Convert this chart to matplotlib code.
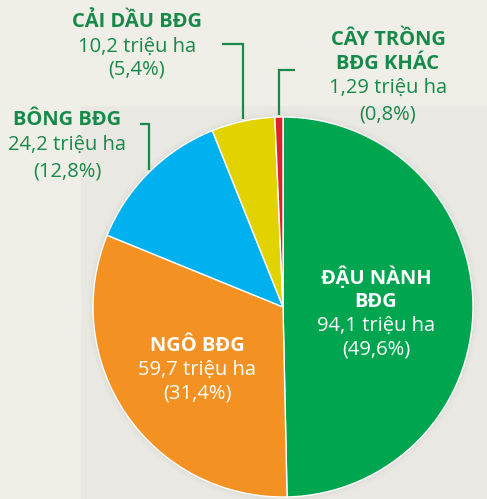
import numpy as np
import matplotlib
matplotlib.use("Agg")
import matplotlib.pyplot as plt
from matplotlib.patches import Rectangle

plt.rcParams['font.family'] = ['Open Sans', 'DejaVu Sans']

# ---- data ----
categories = ["ĐẬU NÀNH\nBĐG", "NGÔ BĐG", "BÔNG BĐG", "CẢI DẦU BĐG", "CÂY TRỒNG\nBĐG KHÁC"]
values = [94.1, 59.7, 24.2, 10.2, 1.29]
value_labels = ["94,1 triệu ha", "59,7 triệu ha", "24,2 triệu ha", "10,2 triệu ha", "1,29 triệu ha"]
pct_labels = ["(49,6%)", "(31,4%)", "(12,8%)", "(5,4%)", "(0,8%)"]
colors = ["#00a64f", "#f39122", "#00b0ef", "#e2d200", "#e0202a"]

W, H = 487, 499
fig = plt.figure(figsize=(W / 100, H / 100), dpi=100)
fig.patch.set_facecolor("#efeee7")
ax = fig.add_axes([0, 0, 1, 1])
ax.set_facecolor("#efeee7")

def Y(y):
    return H - y

# background panel
ax.add_patch(Rectangle((81, 0), W - 81, Y(106), facecolor="#e9e8e2", edgecolor="none", zorder=0))

cx, cy, R = 283, Y(307), 190
# soft shadow
for i, a in enumerate([0.05, 0.035, 0.02]):
    ax.add_patch(plt.Circle((cx, cy), R + 2 + 2 * i, color="#9a9a90", alpha=a, zorder=1, lw=0))

wedges, _ = ax.pie(values, colors=colors, startangle=90, counterclock=False,
                   center=(cx, cy), radius=R,
                   wedgeprops=dict(edgecolor="white", linewidth=1.0, zorder=2))
for w in wedges:
    w.set_zorder(2)

ax.set_xlim(0, W)
ax.set_ylim(0, H)
ax.set_aspect('equal')
ax.axis('off')

green_txt = "#17894a"
fs = 14.5

def label(x, y, head, val, pct, color, dy=(24, 23)):
    lines = head.split("\n")
    yy = y
    for ln in lines:
        ax.text(x, Y(yy), ln, ha='center', va='center', fontsize=fs, fontweight='bold', color=color, zorder=5)
        yy += dy[0]
    ax.text(x, Y(yy), val, ha='center', va='center', fontsize=fs, fontweight='medium', color=color, zorder=5)
    yy += dy[1]
    ax.text(x, Y(yy), pct, ha='center', va='center', fontsize=fs, fontweight='medium', color=color, zorder=5)

# inside labels
label(376, 278, categories[0], value_labels[0], pct_labels[0], "white")
label(197, 346, categories[1], value_labels[1], pct_labels[1], "white")
# outside labels
label(67, 120, categories[2], value_labels[2], pct_labels[2], green_txt, dy=(25, 26))
label(137, 22, categories[3], value_labels[3], pct_labels[3], green_txt, dy=(25, 22))
label(388, 40, categories[4], value_labels[4], pct_labels[4], green_txt, dy=(24, 26))

def mid_edge(w):
    th = np.deg2rad((w.theta1 + w.theta2) / 2)
    return cx + R * np.cos(th), cy + R * np.sin(th)

lc = "#17894a"
# leader lines: (horizontal start x, y level) per outside wedge
leaders = {2: (140, 124), 3: (222, 44), 4: (295, 70)}
for idx, (hx, hy) in leaders.items():
    ex, ey = mid_edge(wedges[idx])
    ax.plot([hx, ex, ex], [Y(hy), Y(hy), ey + 2], color=lc, lw=1.6, zorder=4,
            solid_capstyle='butt', solid_joinstyle='miter')

fig.savefig("out.png", dpi=100, facecolor=fig.get_facecolor())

GOAL = Locate and copy each line in the data above that includes the word "matplotlib".

RESPONSE TO THIS TASK =
Convert this chart to matplotlib code.
import matplotlib
matplotlib.use("Agg")
import matplotlib.pyplot as plt
from matplotlib.patches import Rectangle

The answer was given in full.